DATA EXCERPT:
# # # # # # #

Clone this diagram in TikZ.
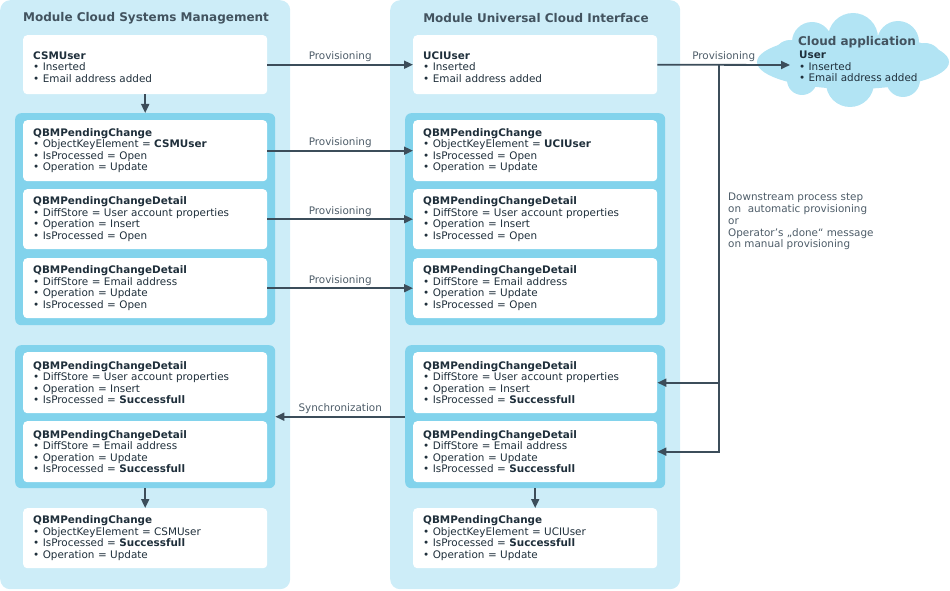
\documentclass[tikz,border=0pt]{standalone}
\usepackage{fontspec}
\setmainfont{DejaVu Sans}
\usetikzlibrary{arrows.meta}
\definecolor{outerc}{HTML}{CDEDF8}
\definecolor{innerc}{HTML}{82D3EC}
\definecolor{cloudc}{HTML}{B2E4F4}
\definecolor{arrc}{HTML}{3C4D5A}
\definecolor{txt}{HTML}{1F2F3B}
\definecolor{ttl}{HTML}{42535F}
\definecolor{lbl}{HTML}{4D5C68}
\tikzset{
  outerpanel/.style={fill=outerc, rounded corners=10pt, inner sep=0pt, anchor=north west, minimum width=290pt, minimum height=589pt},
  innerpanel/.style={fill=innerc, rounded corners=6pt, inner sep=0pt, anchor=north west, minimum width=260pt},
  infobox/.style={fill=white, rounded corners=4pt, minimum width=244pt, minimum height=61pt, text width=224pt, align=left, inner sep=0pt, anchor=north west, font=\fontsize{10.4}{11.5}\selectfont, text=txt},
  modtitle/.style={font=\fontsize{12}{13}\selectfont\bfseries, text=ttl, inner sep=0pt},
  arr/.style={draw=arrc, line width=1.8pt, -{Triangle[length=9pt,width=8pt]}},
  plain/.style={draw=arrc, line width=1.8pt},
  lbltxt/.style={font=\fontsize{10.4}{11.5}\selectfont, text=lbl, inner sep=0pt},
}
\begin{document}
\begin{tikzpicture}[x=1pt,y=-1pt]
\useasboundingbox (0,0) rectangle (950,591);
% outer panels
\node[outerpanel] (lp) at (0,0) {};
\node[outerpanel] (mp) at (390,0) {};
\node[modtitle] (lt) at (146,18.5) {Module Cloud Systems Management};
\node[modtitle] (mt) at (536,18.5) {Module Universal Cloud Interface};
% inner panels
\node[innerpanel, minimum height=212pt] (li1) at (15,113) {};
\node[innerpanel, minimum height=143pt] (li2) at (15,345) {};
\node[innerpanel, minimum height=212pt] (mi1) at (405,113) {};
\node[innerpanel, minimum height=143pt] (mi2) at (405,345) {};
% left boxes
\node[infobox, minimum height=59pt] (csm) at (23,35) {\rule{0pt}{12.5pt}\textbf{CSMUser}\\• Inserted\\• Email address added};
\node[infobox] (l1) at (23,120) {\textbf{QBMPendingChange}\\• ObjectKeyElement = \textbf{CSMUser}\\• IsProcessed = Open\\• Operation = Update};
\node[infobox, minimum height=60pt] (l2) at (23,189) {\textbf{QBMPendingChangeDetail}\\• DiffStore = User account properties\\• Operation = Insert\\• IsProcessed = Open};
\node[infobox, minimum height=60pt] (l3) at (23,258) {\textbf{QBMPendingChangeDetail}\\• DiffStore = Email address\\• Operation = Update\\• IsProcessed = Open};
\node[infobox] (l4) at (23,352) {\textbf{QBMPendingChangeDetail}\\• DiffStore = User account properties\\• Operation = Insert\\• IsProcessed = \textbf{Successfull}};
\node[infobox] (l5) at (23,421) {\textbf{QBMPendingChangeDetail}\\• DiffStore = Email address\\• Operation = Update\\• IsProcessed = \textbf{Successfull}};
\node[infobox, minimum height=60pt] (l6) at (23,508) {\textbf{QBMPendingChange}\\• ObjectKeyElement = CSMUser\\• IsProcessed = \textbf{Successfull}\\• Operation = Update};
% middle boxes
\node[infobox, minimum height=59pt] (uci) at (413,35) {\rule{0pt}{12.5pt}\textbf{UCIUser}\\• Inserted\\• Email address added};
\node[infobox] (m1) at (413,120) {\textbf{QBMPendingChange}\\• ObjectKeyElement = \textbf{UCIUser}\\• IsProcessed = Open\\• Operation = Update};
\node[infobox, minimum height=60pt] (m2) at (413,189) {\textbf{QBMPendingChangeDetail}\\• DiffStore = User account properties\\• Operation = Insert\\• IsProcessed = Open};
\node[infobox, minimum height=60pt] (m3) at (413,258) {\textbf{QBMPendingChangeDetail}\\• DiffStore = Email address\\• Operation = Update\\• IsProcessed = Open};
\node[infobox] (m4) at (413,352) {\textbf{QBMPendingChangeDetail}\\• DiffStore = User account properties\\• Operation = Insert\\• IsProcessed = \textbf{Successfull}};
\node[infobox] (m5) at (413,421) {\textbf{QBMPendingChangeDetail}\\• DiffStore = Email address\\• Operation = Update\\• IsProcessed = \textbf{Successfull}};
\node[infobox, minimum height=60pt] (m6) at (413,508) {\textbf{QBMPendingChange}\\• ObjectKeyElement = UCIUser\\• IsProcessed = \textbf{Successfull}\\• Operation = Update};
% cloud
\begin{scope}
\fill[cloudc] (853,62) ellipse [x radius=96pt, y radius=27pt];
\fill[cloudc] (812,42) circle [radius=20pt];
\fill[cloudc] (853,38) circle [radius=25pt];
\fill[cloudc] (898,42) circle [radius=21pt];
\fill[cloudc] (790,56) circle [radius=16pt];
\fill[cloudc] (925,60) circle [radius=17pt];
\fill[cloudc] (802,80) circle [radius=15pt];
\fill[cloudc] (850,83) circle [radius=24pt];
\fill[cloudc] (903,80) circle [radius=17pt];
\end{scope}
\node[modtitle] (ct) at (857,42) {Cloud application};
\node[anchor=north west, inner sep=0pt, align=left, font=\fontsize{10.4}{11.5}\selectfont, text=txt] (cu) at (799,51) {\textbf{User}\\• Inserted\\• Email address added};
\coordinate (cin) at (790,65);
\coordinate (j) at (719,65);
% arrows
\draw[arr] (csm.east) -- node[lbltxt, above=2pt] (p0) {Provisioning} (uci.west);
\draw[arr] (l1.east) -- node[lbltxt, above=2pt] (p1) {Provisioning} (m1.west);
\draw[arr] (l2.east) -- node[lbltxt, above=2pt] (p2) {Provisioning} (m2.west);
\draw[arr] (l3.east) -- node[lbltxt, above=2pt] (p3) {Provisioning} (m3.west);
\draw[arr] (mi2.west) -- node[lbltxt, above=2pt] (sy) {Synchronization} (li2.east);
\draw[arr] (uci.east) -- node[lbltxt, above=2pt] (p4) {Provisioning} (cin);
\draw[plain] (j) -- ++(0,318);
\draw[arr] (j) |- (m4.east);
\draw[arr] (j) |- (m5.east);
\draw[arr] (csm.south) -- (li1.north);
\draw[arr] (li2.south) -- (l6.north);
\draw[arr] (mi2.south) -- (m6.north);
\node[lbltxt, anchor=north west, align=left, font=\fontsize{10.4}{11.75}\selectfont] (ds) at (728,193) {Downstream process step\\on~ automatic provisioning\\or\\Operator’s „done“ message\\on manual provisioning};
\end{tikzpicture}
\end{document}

# # # # # # #

OBJECTIVE: Each line above is to be copied verbatim. Drop any image from the copy.

COMPLETE ANSWER:
Clone this diagram in TikZ.
\documentclass[tikz,border=0pt]{standalone}
\usepackage{fontspec}
\setmainfont{DejaVu Sans}
\usetikzlibrary{arrows.meta}
\definecolor{outerc}{HTML}{CDEDF8}
\definecolor{innerc}{HTML}{82D3EC}
\definecolor{cloudc}{HTML}{B2E4F4}
\definecolor{arrc}{HTML}{3C4D5A}
\definecolor{txt}{HTML}{1F2F3B}
\definecolor{ttl}{HTML}{42535F}
\definecolor{lbl}{HTML}{4D5C68}
\tikzset{
  outerpanel/.style={fill=outerc, rounded corners=10pt, inner sep=0pt, anchor=north west, minimum width=290pt, minimum height=589pt},
  innerpanel/.style={fill=innerc, rounded corners=6pt, inner sep=0pt, anchor=north west, minimum width=260pt},
  infobox/.style={fill=white, rounded corners=4pt, minimum width=244pt, minimum height=61pt, text width=224pt, align=left, inner sep=0pt, anchor=north west, font=\fontsize{10.4}{11.5}\selectfont, text=txt},
  modtitle/.style={font=\fontsize{12}{13}\selectfont\bfseries, text=ttl, inner sep=0pt},
  arr/.style={draw=arrc, line width=1.8pt, -{Triangle[length=9pt,width=8pt]}},
  plain/.style={draw=arrc, line width=1.8pt},
  lbltxt/.style={font=\fontsize{10.4}{11.5}\selectfont, text=lbl, inner sep=0pt},
}
\begin{document}
\begin{tikzpicture}[x=1pt,y=-1pt]
\useasboundingbox (0,0) rectangle (950,591);
% outer panels
\node[outerpanel] (lp) at (0,0) {};
\node[outerpanel] (mp) at (390,0) {};
\node[modtitle] (lt) at (146,18.5) {Module Cloud Systems Management};
\node[modtitle] (mt) at (536,18.5) {Module Universal Cloud Interface};
% inner panels
\node[innerpanel, minimum height=212pt] (li1) at (15,113) {};
\node[innerpanel, minimum height=143pt] (li2) at (15,345) {};
\node[innerpanel, minimum height=212pt] (mi1) at (405,113) {};
\node[innerpanel, minimum height=143pt] (mi2) at (405,345) {};
% left boxes
\node[infobox, minimum height=59pt] (csm) at (23,35) {\rule{0pt}{12.5pt}\textbf{CSMUser}\\• Inserted\\• Email address added};
\node[infobox] (l1) at (23,120) {\textbf{QBMPendingChange}\\• ObjectKeyElement = \textbf{CSMUser}\\• IsProcessed = Open\\• Operation = Update};
\node[infobox, minimum height=60pt] (l2) at (23,189) {\textbf{QBMPendingChangeDetail}\\• DiffStore = User account properties\\• Operation = Insert\\• IsProcessed = Open};
\node[infobox, minimum height=60pt] (l3) at (23,258) {\textbf{QBMPendingChangeDetail}\\• DiffStore = Email address\\• Operation = Update\\• IsProcessed = Open};
\node[infobox] (l4) at (23,352) {\textbf{QBMPendingChangeDetail}\\• DiffStore = User account properties\\• Operation = Insert\\• IsProcessed = \textbf{Successfull}};
\node[infobox] (l5) at (23,421) {\textbf{QBMPendingChangeDetail}\\• DiffStore = Email address\\• Operation = Update\\• IsProcessed = \textbf{Successfull}};
\node[infobox, minimum height=60pt] (l6) at (23,508) {\textbf{QBMPendingChange}\\• ObjectKeyElement = CSMUser\\• IsProcessed = \textbf{Successfull}\\• Operation = Update};
% middle boxes
\node[infobox, minimum height=59pt] (uci) at (413,35) {\rule{0pt}{12.5pt}\textbf{UCIUser}\\• Inserted\\• Email address added};
\node[infobox] (m1) at (413,120) {\textbf{QBMPendingChange}\\• ObjectKeyElement = \textbf{UCIUser}\\• IsProcessed = Open\\• Operation = Update};
\node[infobox, minimum height=60pt] (m2) at (413,189) {\textbf{QBMPendingChangeDetail}\\• DiffStore = User account properties\\• Operation = Insert\\• IsProcessed = Open};
\node[infobox, minimum height=60pt] (m3) at (413,258) {\textbf{QBMPendingChangeDetail}\\• DiffStore = Email address\\• Operation = Update\\• IsProcessed = Open};
\node[infobox] (m4) at (413,352) {\textbf{QBMPendingChangeDetail}\\• DiffStore = User account properties\\• Operation = Insert\\• IsProcessed = \textbf{Successfull}};
\node[infobox] (m5) at (413,421) {\textbf{QBMPendingChangeDetail}\\• DiffStore = Email address\\• Operation = Update\\• IsProcessed = \textbf{Successfull}};
\node[infobox, minimum height=60pt] (m6) at (413,508) {\textbf{QBMPendingChange}\\• ObjectKeyElement = UCIUser\\• IsProcessed = \textbf{Successfull}\\• Operation = Update};
% cloud
\begin{scope}
\fill[cloudc] (853,62) ellipse [x radius=96pt, y radius=27pt];
\fill[cloudc] (812,42) circle [radius=20pt];
\fill[cloudc] (853,38) circle [radius=25pt];
\fill[cloudc] (898,42) circle [radius=21pt];
\fill[cloudc] (790,56) circle [radius=16pt];
\fill[cloudc] (925,60) circle [radius=17pt];
\fill[cloudc] (802,80) circle [radius=15pt];
\fill[cloudc] (850,83) circle [radius=24pt];
\fill[cloudc] (903,80) circle [radius=17pt];
\end{scope}
\node[modtitle] (ct) at (857,42) {Cloud application};
\node[anchor=north west, inner sep=0pt, align=left, font=\fontsize{10.4}{11.5}\selectfont, text=txt] (cu) at (799,51) {\textbf{User}\\• Inserted\\• Email address added};
\coordinate (cin) at (790,65);
\coordinate (j) at (719,65);
% arrows
\draw[arr] (csm.east) -- node[lbltxt, above=2pt] (p0) {Provisioning} (uci.west);
\draw[arr] (l1.east) -- node[lbltxt, above=2pt] (p1) {Provisioning} (m1.west);
\draw[arr] (l2.east) -- node[lbltxt, above=2pt] (p2) {Provisioning} (m2.west);
\draw[arr] (l3.east) -- node[lbltxt, above=2pt] (p3) {Provisioning} (m3.west);
\draw[arr] (mi2.west) -- node[lbltxt, above=2pt] (sy) {Synchronization} (li2.east);
\draw[arr] (uci.east) -- node[lbltxt, above=2pt] (p4) {Provisioning} (cin);
\draw[plain] (j) -- ++(0,318);
\draw[arr] (j) |- (m4.east);
\draw[arr] (j) |- (m5.east);
\draw[arr] (csm.south) -- (li1.north);
\draw[arr] (li2.south) -- (l6.north);
\draw[arr] (mi2.south) -- (m6.north);
\node[lbltxt, anchor=north west, align=left, font=\fontsize{10.4}{11.75}\selectfont] (ds) at (728,193) {Downstream process step\\on~ automatic provisioning\\or\\Operator’s „done“ message\\on manual provisioning};
\end{tikzpicture}
\end{document}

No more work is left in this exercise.